Study finds coffee drinkers live longer
Associated Press
MILWAUKEE
One of life’s simple pleasures just got sweeter. After years of waffling research on coffee and health, a big study finds the opposite: Coffee drinkers are a little more likely to live longer. Regular or decaf doesn’t matter.
The study of 400,000 people is the largest done on the issue, and results should reassure any coffee lovers who think it’s a guilty pleasure that may do harm.
“Our study suggests that’s really not the case,” said lead researcher Neal Freedman of the National Cancer Institute. “There may actually be a modest benefit of coffee drinking.”
No one knows why. Coffee contains a thousand things that can affect health, from helpful antioxidants to tiny amounts of substances linked to cancer.
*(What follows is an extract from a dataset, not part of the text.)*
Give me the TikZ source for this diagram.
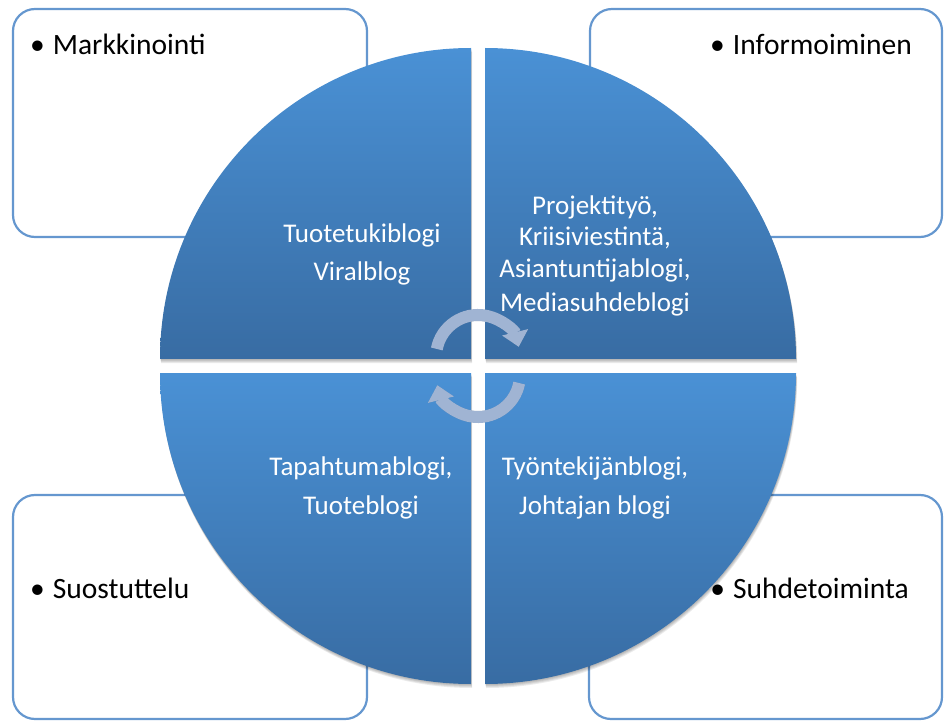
\documentclass[tikz,border=0pt]{standalone}
\usepackage{fontspec}
\setmainfont{Carlito}
\usetikzlibrary{arrows.meta}
\definecolor{qtop}{HTML}{4A91D5}
\definecolor{qbot}{HTML}{386CA3}
\definecolor{boxline}{HTML}{6597CF}
\definecolor{arrc}{HTML}{A0B4D3}
\tikzset{
  box/.style={draw=boxline, line width=2.2pt, rounded corners=22pt, fill=white},
  quad/.style={top color=qtop, bottom color=qbot},
  qshadow/.style={fill=black, opacity=0.08},
  wtext/.style={text=white, font=\fontsize{27}{31}\selectfont, anchor=base, inner sep=0pt},
  btext/.style={text=black, font=\fontsize{29.5}{33}\selectfont, inner sep=0pt},
  cyc/.style={draw=arrc, line width=12pt, -{Triangle[width=26pt,length=15pt]}},
  pTL/.style={insert path={(471,-359) -- ++(-311,0) arc[start angle=180,end angle=90,radius=311] -- cycle}},
  pTR/.style={insert path={(485,-359) -- ++(0,311) arc[start angle=90,end angle=0,radius=311] -- cycle}},
  pBL/.style={insert path={(471,-373) -- ++(-311,0) arc[start angle=180,end angle=270,radius=311] -- cycle}},
  pBR/.style={insert path={(485,-373) -- ++(311,0) arc[start angle=0,end angle=-90,radius=311] -- cycle}}
}
\begin{document}
\begin{tikzpicture}[x=1pt,y=1pt]
\useasboundingbox (0,0) rectangle (946,-722);
% corner boxes
\draw[box] (13,-9) rectangle (367,-237);
\draw[box] (590,-9) rectangle (942,-237);
\draw[box] (13,-495) rectangle (367,-719);
\draw[box] (589,-495) rectangle (942,-719);
% box texts
\node[btext, anchor=base west] (tm) at (30,-55) {•\hspace{8pt}Markkinointi};
\node[btext, anchor=base east] (ti) at (912,-55) {•\hspace{8pt}Informoiminen};
\node[btext, anchor=base west] (ts) at (30,-598) {•\hspace{8pt}Suostuttelu};
\node[btext, anchor=base east] (th) at (909,-598) {•\hspace{8pt}Suhdetoiminta};
% quadrant shadows
\foreach \s in {1,2,3,4}{
  \begin{scope}[yshift=-\s pt, xshift=0.3*\s pt]
    \fill[qshadow, pTL];
    \fill[qshadow, pTR];
    \fill[qshadow, pBL];
    \fill[qshadow, pBR];
  \end{scope}
}
% quadrants
\shade[quad, pTL];
\shade[quad, pTR];
\shade[quad, pBL];
\shade[quad, pBR];
% quadrant texts
\node[wtext] (a1) at (362,-243) {Tuotetukiblogi};
\node[wtext] (a2) at (362,-281) {Viralblog};
\node[wtext] (b1) at (595,-215) {Projektityö,};
\node[wtext] (b2) at (595,-246) {Kriisiviestintä,};
\node[wtext] (b3) at (595,-278) {Asiantuntijablogi,};
\node[wtext] (b4) at (595,-312) {Mediasuhdeblogi};
\node[wtext] (c1) at (361,-475) {Tapahtumablogi,};
\node[wtext] (c2) at (361,-514) {Tuoteblogi};
\node[wtext] (d1) at (595,-475) {Työntekijänblogi,};
\node[wtext] (d2) at (595,-514) {Johtajan blogi};
% cycle arrows
\coordinate (cu) at (478,-357);
\coordinate (cl) at (478,-375);
\draw[cyc, draw=black, opacity=0.12, yshift=-2pt] (cu) ++(169:42) arc[start angle=169,end angle=14,radius=42];
\draw[cyc, draw=black, opacity=0.12, yshift=-2pt] (cl) ++(-11:42) arc[start angle=-11,end angle=-166,radius=42];
\draw[cyc] (cu) ++(169:42) arc[start angle=169,end angle=14,radius=42];
\draw[cyc] (cl) ++(-11:42) arc[start angle=-11,end angle=-166,radius=42];
\end{tikzpicture}
\end{document}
The most widely studied ingredient — caffeine — didn’t play a role.
It’s not that earlier studies were wrong. There is evidence that coffee can raise LDL, or bad cholesterol, and blood pressure at least short-term.
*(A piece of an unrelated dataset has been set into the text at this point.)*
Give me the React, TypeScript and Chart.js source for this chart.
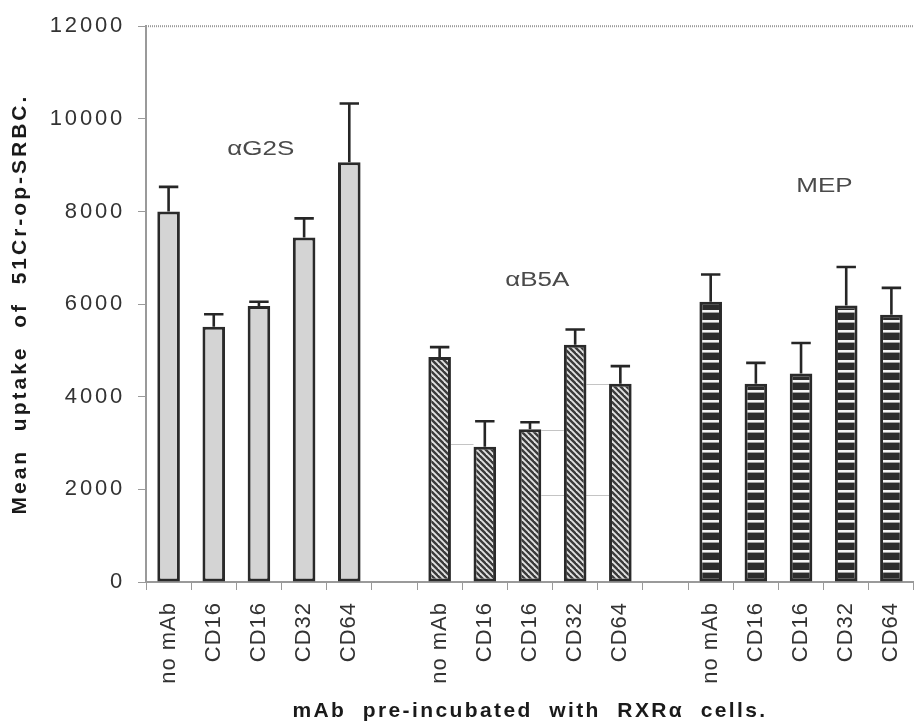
import React, { useEffect, useRef } from 'react';
import { Chart, registerables } from 'chart.js';

Chart.register(...registerables);

// ---- data ----
const groupCategories = ['no mAb', 'CD16', 'CD16', 'CD32', 'CD64'];
const groupNames = ['αG2S', 'αB5A', 'MEP'];
const g2sMeans = [8000, 5510, 5960, 7440, 9060];
const g2sErrors = [530, 270, 90, 410, 1270];
const b5aMeans = [4860, 2920, 3300, 5120, 4280];
const b5aErrors = [210, 550, 150, 330, 380];
const mepMeans = [6050, 4280, 4500, 5970, 5770];
const mepErrors = [590, 450, 660, 830, 580];
const yMin = 0;
const yMax = 12000;
const yStep = 2000;
const yTitle = 'Mean  uptake  of  51Cr-op-SRBC.';
const xTitle = 'mAb  pre-incubated  with  RXRα  cells.';
// group label anchors: [category index (fractional), value]
const groupLabelAnchors = [
  [2.04, 9330],
  [8.16, 6500],
  [14.52, 8535],
];
// faint connector lines seen in the αB5A group: [from index, to index, value]
const connectorLines = [
  [6.25, 6.75, 2980],
  [8.25, 8.75, 3273],
  [8.25, 9.75, 1876],
  [9.25, 9.75, 4284],
];

const labels = [...groupCategories, '', ...groupCategories, '', ...groupCategories];
const place = (vals: number[], g: number) =>
  labels.map((_, i) => {
    const j = i - g * 6;
    return j >= 0 && j < vals.length ? vals[j] : null;
  });

const FONT = "'Liberation Sans', Arial, Helvetica, sans-serif";

function makeHatch(): CanvasPattern | string {
  const c = document.createElement('canvas');
  const s = 6;
  c.width = s;
  c.height = s;
  const g = c.getContext('2d');
  if (!g) return '#888';
  g.fillStyle = '#e2e2e2';
  g.fillRect(0, 0, s, s);
  g.strokeStyle = '#3a3a3a';
  g.lineWidth = 2.4;
  for (let k = -1; k <= 1; k++) {
    g.beginPath();
    g.moveTo(k * s - 1, -1);
    g.lineTo(k * s + s + 1, s + 1);
    g.stroke();
  }
  return g.createPattern(c, 'repeat') || '#888';
}

function makeStripes(): CanvasPattern | string {
  const c = document.createElement('canvas');
  c.width = 4;
  c.height = 10;
  const g = c.getContext('2d');
  if (!g) return '#333';
  g.fillStyle = '#2c2c2c';
  g.fillRect(0, 0, 4, 10);
  g.fillStyle = '#f4f4f4';
  g.fillRect(0, 0, 4, 2);
  g.fillStyle = '#a0a0a0';
  g.fillRect(0, 2, 4, 1);
  return g.createPattern(c, 'repeat') || '#333';
}

const spacingPlugin = {
  id: 'letterSpacing',
  beforeDraw(chart: any) {
    const cfg: Record<string, [string, string]> = { x: ['1px', '2.4px'], y: ['2.8px', '3px'] };
    Object.keys(cfg).forEach((id) => {
      const s = chart.scales[id];
      if (!s || s.__wrapped) return;
      const [tickSp, titleSp] = cfg[id];
      const dl = s.drawLabels.bind(s);
      const dt = s.drawTitle.bind(s);
      s.drawLabels = (area: any) => {
        const ctx = chart.ctx;
        const prev = ctx.letterSpacing;
        ctx.letterSpacing = tickSp;
        dl(area);
        ctx.letterSpacing = prev;
      };
      s.drawTitle = () => {
        const ctx = chart.ctx;
        const prev = ctx.letterSpacing;
        ctx.letterSpacing = titleSp;
        dt();
        ctx.letterSpacing = prev;
      };
      s.__wrapped = true;
    });
  },
};

const frameAndConnectorsPlugin = {
  id: 'frameAndConnectors',
  beforeDatasetsDraw(chart: any) {
    const { ctx, chartArea, scales } = chart;
    ctx.save();
    // top frame line (dotted, like the axes)
    ctx.strokeStyle = '#9a9a9a';
    ctx.lineWidth = 2;
    ctx.setLineDash([1, 1]);
    ctx.beginPath();
    ctx.moveTo(chartArea.left, chartArea.top);
    ctx.lineTo(chartArea.right, chartArea.top);
    ctx.stroke();
    ctx.setLineDash([]);
    // faint connector lines
    ctx.strokeStyle = '#c4c4c4';
    ctx.lineWidth = 1;
    connectorLines.forEach(([a, b, v]) => {
      const y = Math.round(scales.y.getPixelForValue(v)) + 0.5;
      ctx.beginPath();
      ctx.moveTo(scales.x.getPixelForValue(a), y);
      ctx.lineTo(scales.x.getPixelForValue(b), y);
      ctx.stroke();
    });
    ctx.restore();
  },
  afterDatasetsDraw(chart: any) {
    const { ctx, scales } = chart;
    ctx.save();
    // error bars (upper only)
    ctx.strokeStyle = '#262626';
    ctx.lineWidth = 2.6;
    chart.data.datasets.forEach((ds: any, di: number) => {
      const meta = chart.getDatasetMeta(di);
      meta.data.forEach((bar: any, i: number) => {
        const v = ds.data[i];
        const e = ds.errors[i];
        if (v == null || e == null) return;
        const x = bar.x;
        const yTop = scales.y.getPixelForValue(v + e);
        const yV = scales.y.getPixelForValue(v);
        const half = bar.width * 0.43;
        ctx.beginPath();
        ctx.moveTo(x, yV);
        ctx.lineTo(x, yTop);
        ctx.moveTo(x - half, yTop);
        ctx.lineTo(x + half, yTop);
        ctx.stroke();
      });
    });
    // group labels
    ctx.fillStyle = '#4a4a4a';
    ctx.font = `20px ${FONT}`;
    ctx.textAlign = 'center';
    ctx.textBaseline = 'middle';
    groupNames.forEach((name, gi) => {
      const [idx, val] = groupLabelAnchors[gi];
      const x = scales.x.getPixelForValue(idx);
      const y = scales.y.getPixelForValue(val);
      ctx.save();
      ctx.translate(x, y);
      ctx.scale(1.3, 1);
      ctx.fillText(name, 0, 0);
      ctx.restore();
    });
    ctx.restore();
  },
};

export default function App() {
  const ref = useRef<HTMLCanvasElement | null>(null);

  useEffect(() => {
    const canvas = ref.current;
    if (!canvas) return;
    const hatch = makeHatch();
    const stripes = makeStripes();
    const common = {
      grouped: false,
      borderColor: '#2a2a2a',
      borderWidth: 3,
      borderSkipped: false,
      barPercentage: 0.5,
      categoryPercentage: 1.0,
    };
    const chart = new Chart(canvas, {
      type: 'bar',
      data: {
        labels,
        datasets: [
          { ...common, label: groupNames[0], data: place(g2sMeans, 0), errors: place(g2sErrors, 0), backgroundColor: '#d4d4d4' } as any,
          { ...common, label: groupNames[1], data: place(b5aMeans, 1), errors: place(b5aErrors, 1), backgroundColor: hatch } as any,
          { ...common, label: groupNames[2], data: place(mepMeans, 2), errors: place(mepErrors, 2), backgroundColor: stripes } as any,
        ],
      },
      options: {
        responsive: false,
        maintainAspectRatio: false,
        animation: false,
        devicePixelRatio: 1,
        events: [],
        layout: { padding: { top: 21, right: 7, left: 0, bottom: 0 } },
        plugins: {
          legend: { display: false },
          tooltip: { enabled: false },
        },
        scales: {
          x: {
            type: 'category',
            offset: true,
            grid: {
              display: true,
              drawOnChartArea: false,
              drawTicks: true,
              tickLength: 8,
              color: '#9a9a9a',
              lineWidth: 1,
              offset: true,
            },
            border: { display: true, color: '#9a9a9a', width: 2, dash: [1, 1] },
            ticks: {
              autoSkip: false,
              maxRotation: 90,
              minRotation: 90,
              padding: 12,
              color: '#333333',
              font: { family: FONT, size: 22 },
            },
            title: {
              display: true,
              text: xTitle,
              color: '#1a1a1a',
              font: { family: FONT, size: 21, weight: 'bold' },
              padding: { top: 0, bottom: 4 },
            },
            afterFit: (s: any) => {
              s.height = 146;
            },
          },
          y: {
            min: yMin,
            max: yMax,
            grid: {
              display: true,
              drawOnChartArea: false,
              drawTicks: true,
              tickLength: 8,
              color: '#9a9a9a',
              lineWidth: 1,
            },
            border: { display: true, color: '#9a9a9a', width: 2, dash: [1, 1] },
            ticks: {
              stepSize: yStep,
              padding: 13,
              color: '#333333',
              font: { family: FONT, size: 22 },
              callback: (v: any) => String(v),
            },
            title: {
              display: true,
              text: yTitle,
              color: '#1a1a1a',
              font: { family: FONT, size: 21, weight: 'bold' },
              padding: { top: 8, bottom: 0 },
            },
            afterFit: (s: any) => {
              s.width = 146;
            },
          },
        },
      } as any,
      plugins: [spacingPlugin, frameAndConnectorsPlugin],
    });
    return () => chart.destroy();
  }, []);

  return (
    <div
      style={{
        position: 'fixed',
        left: 0,
        top: 0,
        width: 918,
        height: 728,
        overflow: 'hidden',
        background: '#ffffff',
      }}
    >
      <canvas ref={ref} width={930} height={728} style={{ display: 'block' }} />
    </div>
  );
}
Even in the new study, it first seemed that coffee drinkers were more likely to die at any given time. But they also tended to smoke, drink more alcohol, eat more red meat and exercise less than noncoffee-drinkers. Once researchers took those things into account, a clear pattern emerged: Each cup of coffee per day nudged up the chances of living longer.
The study was done by the National Institutes of Health and AARP. The results are published in today’s New England Journal of Medicine.